Written exercise:
Extract all lines containing "that".

(Source code of charts)
==*==
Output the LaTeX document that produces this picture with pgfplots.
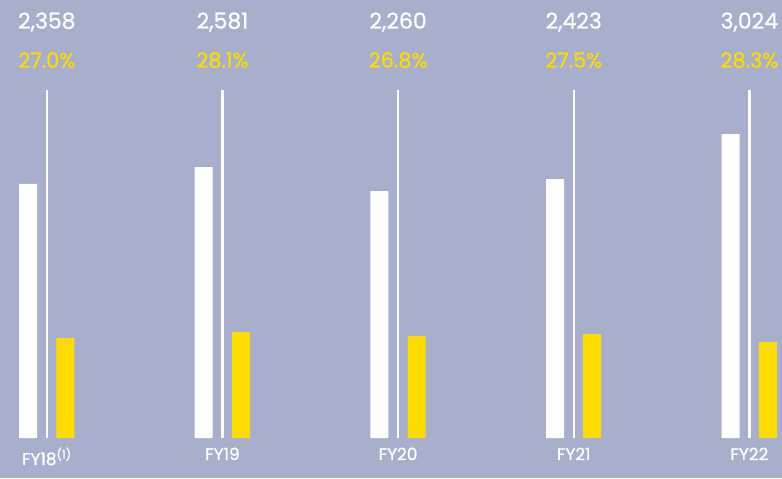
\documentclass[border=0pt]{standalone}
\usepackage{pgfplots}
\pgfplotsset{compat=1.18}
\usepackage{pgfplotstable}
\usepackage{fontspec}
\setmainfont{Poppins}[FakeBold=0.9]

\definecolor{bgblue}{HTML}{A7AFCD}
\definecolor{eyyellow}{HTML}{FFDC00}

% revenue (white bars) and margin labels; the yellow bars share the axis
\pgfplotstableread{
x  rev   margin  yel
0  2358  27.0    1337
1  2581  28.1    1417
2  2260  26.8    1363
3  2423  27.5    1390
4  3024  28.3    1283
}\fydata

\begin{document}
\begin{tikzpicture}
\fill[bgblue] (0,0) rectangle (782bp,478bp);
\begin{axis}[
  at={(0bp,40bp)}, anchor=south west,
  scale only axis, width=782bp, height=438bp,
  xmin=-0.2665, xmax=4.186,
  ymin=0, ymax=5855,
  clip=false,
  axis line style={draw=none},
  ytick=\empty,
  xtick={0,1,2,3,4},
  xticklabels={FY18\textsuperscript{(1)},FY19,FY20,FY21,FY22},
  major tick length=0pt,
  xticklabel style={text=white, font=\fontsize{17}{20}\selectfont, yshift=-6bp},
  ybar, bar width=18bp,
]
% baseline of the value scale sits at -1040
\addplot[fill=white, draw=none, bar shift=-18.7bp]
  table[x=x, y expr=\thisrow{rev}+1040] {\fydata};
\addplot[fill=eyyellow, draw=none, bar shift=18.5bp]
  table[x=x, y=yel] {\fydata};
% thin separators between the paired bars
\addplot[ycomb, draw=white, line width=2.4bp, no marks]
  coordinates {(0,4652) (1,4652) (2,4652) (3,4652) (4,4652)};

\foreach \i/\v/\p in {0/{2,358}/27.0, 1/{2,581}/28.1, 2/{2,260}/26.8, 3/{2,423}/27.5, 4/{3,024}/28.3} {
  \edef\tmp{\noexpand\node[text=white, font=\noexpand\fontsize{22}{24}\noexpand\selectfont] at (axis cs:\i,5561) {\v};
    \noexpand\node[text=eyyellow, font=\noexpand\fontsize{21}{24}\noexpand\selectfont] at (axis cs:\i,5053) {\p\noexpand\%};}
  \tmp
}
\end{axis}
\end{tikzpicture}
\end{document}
==*==
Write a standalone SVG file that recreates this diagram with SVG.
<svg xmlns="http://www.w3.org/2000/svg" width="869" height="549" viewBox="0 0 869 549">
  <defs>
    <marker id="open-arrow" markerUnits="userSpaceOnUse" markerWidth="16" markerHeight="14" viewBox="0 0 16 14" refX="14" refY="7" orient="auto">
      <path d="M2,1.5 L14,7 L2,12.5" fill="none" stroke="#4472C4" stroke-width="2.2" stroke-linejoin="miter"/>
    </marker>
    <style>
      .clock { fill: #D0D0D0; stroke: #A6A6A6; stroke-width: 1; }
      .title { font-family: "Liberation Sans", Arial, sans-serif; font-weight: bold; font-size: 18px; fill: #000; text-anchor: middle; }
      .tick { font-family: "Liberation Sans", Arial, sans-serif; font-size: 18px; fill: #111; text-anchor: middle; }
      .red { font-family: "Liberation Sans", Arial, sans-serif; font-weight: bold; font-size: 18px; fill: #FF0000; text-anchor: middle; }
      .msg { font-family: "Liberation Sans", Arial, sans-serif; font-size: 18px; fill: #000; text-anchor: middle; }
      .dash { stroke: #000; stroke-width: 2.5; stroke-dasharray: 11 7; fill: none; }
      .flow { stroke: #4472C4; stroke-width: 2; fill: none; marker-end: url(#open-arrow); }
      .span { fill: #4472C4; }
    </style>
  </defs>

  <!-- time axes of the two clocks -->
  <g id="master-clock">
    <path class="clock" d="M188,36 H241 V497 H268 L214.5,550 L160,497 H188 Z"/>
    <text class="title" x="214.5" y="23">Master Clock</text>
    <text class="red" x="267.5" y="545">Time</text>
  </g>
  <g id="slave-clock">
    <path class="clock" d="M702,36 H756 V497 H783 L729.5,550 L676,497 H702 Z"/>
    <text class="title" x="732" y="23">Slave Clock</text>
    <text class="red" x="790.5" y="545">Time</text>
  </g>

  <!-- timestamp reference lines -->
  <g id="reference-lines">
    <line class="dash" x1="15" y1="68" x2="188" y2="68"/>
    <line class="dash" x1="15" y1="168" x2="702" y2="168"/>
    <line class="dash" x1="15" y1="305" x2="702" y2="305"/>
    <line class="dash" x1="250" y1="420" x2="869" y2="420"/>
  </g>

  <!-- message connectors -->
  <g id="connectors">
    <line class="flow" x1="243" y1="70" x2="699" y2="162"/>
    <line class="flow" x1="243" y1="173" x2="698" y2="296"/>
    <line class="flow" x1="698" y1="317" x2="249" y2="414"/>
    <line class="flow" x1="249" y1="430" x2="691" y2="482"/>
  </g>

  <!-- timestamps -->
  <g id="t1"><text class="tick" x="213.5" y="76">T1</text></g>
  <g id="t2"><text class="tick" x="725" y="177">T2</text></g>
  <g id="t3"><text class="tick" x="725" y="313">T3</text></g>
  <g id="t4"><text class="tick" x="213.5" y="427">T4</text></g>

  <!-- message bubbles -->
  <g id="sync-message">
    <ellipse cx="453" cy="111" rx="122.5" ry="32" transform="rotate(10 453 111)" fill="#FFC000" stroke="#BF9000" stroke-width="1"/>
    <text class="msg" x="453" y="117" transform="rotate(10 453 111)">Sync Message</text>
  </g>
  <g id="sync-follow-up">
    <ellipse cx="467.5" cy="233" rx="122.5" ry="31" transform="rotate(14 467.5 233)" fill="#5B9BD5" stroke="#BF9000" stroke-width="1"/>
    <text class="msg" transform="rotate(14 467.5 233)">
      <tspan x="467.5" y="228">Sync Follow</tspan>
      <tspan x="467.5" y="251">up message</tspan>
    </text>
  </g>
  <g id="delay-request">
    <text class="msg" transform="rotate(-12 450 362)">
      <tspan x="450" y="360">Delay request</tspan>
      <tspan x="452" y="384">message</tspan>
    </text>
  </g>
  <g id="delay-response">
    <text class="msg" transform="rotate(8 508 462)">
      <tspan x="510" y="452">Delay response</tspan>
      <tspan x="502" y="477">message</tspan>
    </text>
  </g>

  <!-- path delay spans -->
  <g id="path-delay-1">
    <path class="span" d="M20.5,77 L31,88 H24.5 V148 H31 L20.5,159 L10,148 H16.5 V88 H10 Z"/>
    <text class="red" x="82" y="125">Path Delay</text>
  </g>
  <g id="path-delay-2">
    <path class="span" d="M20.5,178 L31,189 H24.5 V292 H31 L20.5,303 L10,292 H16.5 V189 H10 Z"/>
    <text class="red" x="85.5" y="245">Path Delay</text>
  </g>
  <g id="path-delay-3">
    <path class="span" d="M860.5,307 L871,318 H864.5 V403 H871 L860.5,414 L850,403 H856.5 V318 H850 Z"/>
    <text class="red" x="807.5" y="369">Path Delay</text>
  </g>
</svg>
==*==
Written answer:
Output the LaTeX document that produces this picture with pgfplots.
Write a standalone SVG file that recreates this diagram with SVG.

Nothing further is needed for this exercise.